The manufacturing giant that is General Electric NYSE: GE, founded in 1892, needs no introduction. However, the extent of the company's current transformation might be less known to you. GE recently announced a change in its CFO position. Additionally, GE has successfully spun off GE Healthcare NASDAQ: GEHC and plans to divide its aerospace and energy businesses by 2024. The company's realignment, emphasizing the aerospace and renewable energy industries, is taking shape. With a solid first quarter performance and the transformation well and truly underway, the momentum is quickly building in GE, with shares up about 58% so far in 2023.

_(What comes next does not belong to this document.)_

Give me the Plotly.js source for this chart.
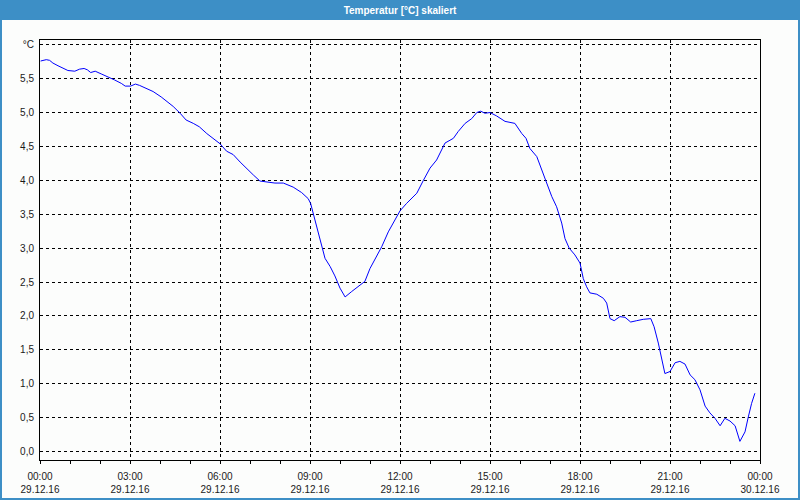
<!DOCTYPE html>
<html>
<head>
<meta charset="utf-8">
<script src="https://cdn.plot.ly/plotly-3.0.1.min.js"></script>
<style>
html,body{margin:0;padding:0;background:#fcfdfc;}
#chart{width:800px;height:500px;}
</style>
</head>
<body>
<div id="chart"></div>
<script>
// Hours since 29.12.16 00:00
const hours = [0.02,0.21,0.32,0.43,0.6,0.77,0.93,1.16,1.32,1.47,1.58,1.69,1.84,2.04,2.27,2.49,2.71,2.84,3.02,3.18,3.32,3.49,3.77,4.04,4.24,4.44,4.67,4.87,5.11,5.31,5.56,5.78,6.0,6.22,6.44,6.67,6.89,7.11,7.33,7.56,7.83,8.11,8.44,8.72,8.94,9.02,9.17,9.33,9.5,9.67,9.83,10.0,10.17,10.39,10.61,10.83,11.0,11.22,11.39,11.61,11.83,12.0,12.22,12.56,12.78,13.0,13.22,13.5,13.78,13.94,14.17,14.39,14.56,14.69,14.83,15.0,15.22,15.5,15.83,16.06,16.2,16.33,16.56,16.72,16.89,17.06,17.22,17.39,17.5,17.64,17.83,18.0,18.11,18.22,18.33,18.56,18.78,18.89,19.0,19.14,19.33,19.5,19.69,19.89,20.11,20.36,20.47,20.61,20.72,20.83,21.0,21.17,21.33,21.5,21.67,21.83,22.0,22.17,22.33,22.5,22.67,22.83,23.0,23.17,23.33,23.5,23.61,23.72,23.83];
const temps = [5.76,5.78,5.77,5.73,5.69,5.65,5.62,5.61,5.64,5.65,5.63,5.59,5.61,5.57,5.53,5.48,5.43,5.39,5.39,5.42,5.40,5.37,5.31,5.23,5.16,5.09,4.99,4.89,4.84,4.79,4.69,4.62,4.54,4.43,4.38,4.27,4.17,4.08,3.99,3.98,3.96,3.96,3.90,3.82,3.73,3.66,3.41,3.12,2.85,2.73,2.59,2.41,2.28,2.36,2.43,2.51,2.70,2.87,3.02,3.24,3.41,3.55,3.66,3.81,4.00,4.18,4.30,4.55,4.62,4.72,4.84,4.91,5.00,5.02,4.99,5.00,4.95,4.87,4.84,4.69,4.62,4.47,4.35,4.15,3.96,3.76,3.61,3.37,3.14,3.00,2.90,2.78,2.55,2.43,2.34,2.32,2.26,2.19,1.96,1.93,1.99,1.98,1.91,1.93,1.95,1.96,1.84,1.60,1.35,1.15,1.18,1.31,1.33,1.29,1.13,1.06,0.91,0.67,0.57,0.49,0.38,0.49,0.45,0.38,0.15,0.29,0.51,0.71,0.86];

const xTickVals = [0,3,6,9,12,15,18,21,24];
const xTickText = ["00:00<br>29.12.16","03:00<br>29.12.16","06:00<br>29.12.16","09:00<br>29.12.16","12:00<br>29.12.16","15:00<br>29.12.16","18:00<br>29.12.16","21:00<br>29.12.16","00:00<br>30.12.16"];
const yTickVals = [0,0.5,1,1.5,2,2.5,3,3.5,4,4.5,5,5.5,6];
const yTickText = ["0,0","0,5","1,0","1,5","2,0","2,5","3,0","3,5","4,0","4,5","5,0","5,5","°C"];
const chartTitle = "Temperatur [°C] skaliert";

const W = 800, H = 500, ML = 40, MR = 40, MT = 40, MB = 40;
const PW = W - ML - MR, PH = H - MT - MB;
const px = v => (v - ML) / PW;            // figure px -> paper x
const py = v => 1 - (v - MT) / PH;        // figure px (from top) -> paper y

const font = {family: "Liberation Sans, Arial, sans-serif", size: 10, color: "#1a1a1a"};

const trace = {
  x: hours, y: temps, type: "scatter", mode: "lines",
  line: {color: "#0000ff", width: 1}, hoverinfo: "skip"
};

const layout = {
  width: W, height: H,
  margin: {l: ML, r: MR, t: MT, b: MB, pad: 0},
  paper_bgcolor: "#fcfdfc", plot_bgcolor: "#fcfdfc",
  font: font,
  showlegend: false,
  title: {
    text: "<b>" + chartTitle + "</b>",
    font: {family: "Liberation Sans, Arial, sans-serif", size: 10, color: "#ffffff"},
    x: 0.5, xanchor: "center", xref: "container",
    y: 1 - 10 / H, yanchor: "middle", yref: "container"
  },
  xaxis: {
    range: [0, 24], fixedrange: true,
    tickmode: "array", tickvals: xTickVals, ticktext: xTickText,
    ticks: "outside", ticklen: 3, tickcolor: "#000", tickwidth: 1,
    ticklabelstandoff: 4,
    showgrid: true, gridcolor: "#000", gridwidth: 1, griddash: "3px,3px",
    showline: true, linecolor: "#000", linewidth: 1, mirror: true,
    zeroline: false,
    minor: {tickmode: "linear", tick0: 0, dtick: 1, ticks: "outside", ticklen: 3, tickcolor: "#000", showgrid: false},
    tickfont: font
  },
  yaxis: {
    range: [-0.125, 6.07], fixedrange: true,
    tickmode: "array", tickvals: yTickVals, ticktext: yTickText,
    ticks: "", ticklabelstandoff: 3,
    showgrid: true, gridcolor: "#000", gridwidth: 1, griddash: "3px,3px",
    showline: true, linecolor: "#000", linewidth: 1, mirror: true,
    zeroline: false,
    tickfont: font
  },
  shapes: [
    {type: "rect", xref: "paper", yref: "paper", layer: "below",
     x0: px(0), x1: px(W), y0: py(0), y1: py(20),
     fillcolor: "#3d8fc6", line: {width: 0}},
    {type: "rect", xref: "paper", yref: "paper", layer: "above",
     x0: px(1), x1: px(W - 1), y0: py(1), y1: py(H - 1),
     fillcolor: "rgba(0,0,0,0)", line: {color: "#3d8fc6", width: 2}}
  ]
};

Plotly.newPlot("chart", [trace], layout, {displayModeBar: false, staticPlot: true});
</script>
</body>
</html>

General Electric Leadership Change
As the company progressed with its transformation, it announced that Carolina Dybeck Happe would depart from her CFO role. The individual tasked with taking over is Rahul Ghai. The move comes as GE edges closer to launching GE Vernova and GE Aerospace as separate entities, as the company CEO Larry Culp stated.
First Quarter Earnings and Projections
For the first quarter, GE reported impressive numbers. The company was able to turn around its EPS, which came in at 27c versus a loss during the same period last year. Sales increased 14% from the previous year, totaling $14.5 billion. Looking ahead, analysts are expecting an increase of 93% in earnings for the year. GE raised its full-year guidance for the year, projecting EPS between $1.70 - $2 and estimating free cash flows of $3.6 billion - $4.2 billion. Previously, GE estimated free cash flows at $3.2 billion - $3.4 billion. The company demonstrated strong growth potential, and with solid financials and improving fundamentals, I can see why optimism has been building.
General Electric's Share Price
Shares of GE are up about 58% YTD, while the SPDR S&P 500 ETF NYSE: SPY is only up 9%. Head to MarketBeat's chart tab under any company profile to conduct similar comparisons.
While the relative strength of GE vs. the overall market is impressive, the risk of a pullback in shares of GE greatly outweighs the reward of further upside momentum at current levels.
Since putting in a double bottom in late September last year, shares of GE haven't looked back. The stock has soared over 100% from the lows last year. Over a year, shares of GE are up about 75%, significantly outperforming their nearest competitors. The expansion and disconnect in share price from key moving averages, the 200d, 100d, and 50d SMA, also indicates that the stock is overbought across multiple timeframes. The stock is currently in an upward contracting channel, and a break of support in the area of $100 - $101 could result in a swift shift in momentum. That change of character should create a better opportunity to purchase shares closer to the 100d and 50d SMA.
GE is undoubtedly committed to driving value for its shareholders, and indeed over the past year, the company has successfully delivered on that promise. However, as an investor or trader, it's always important to weigh the risk vs. reward before opening a new position. In the short term, shares appear overbought and susceptible to a pullback.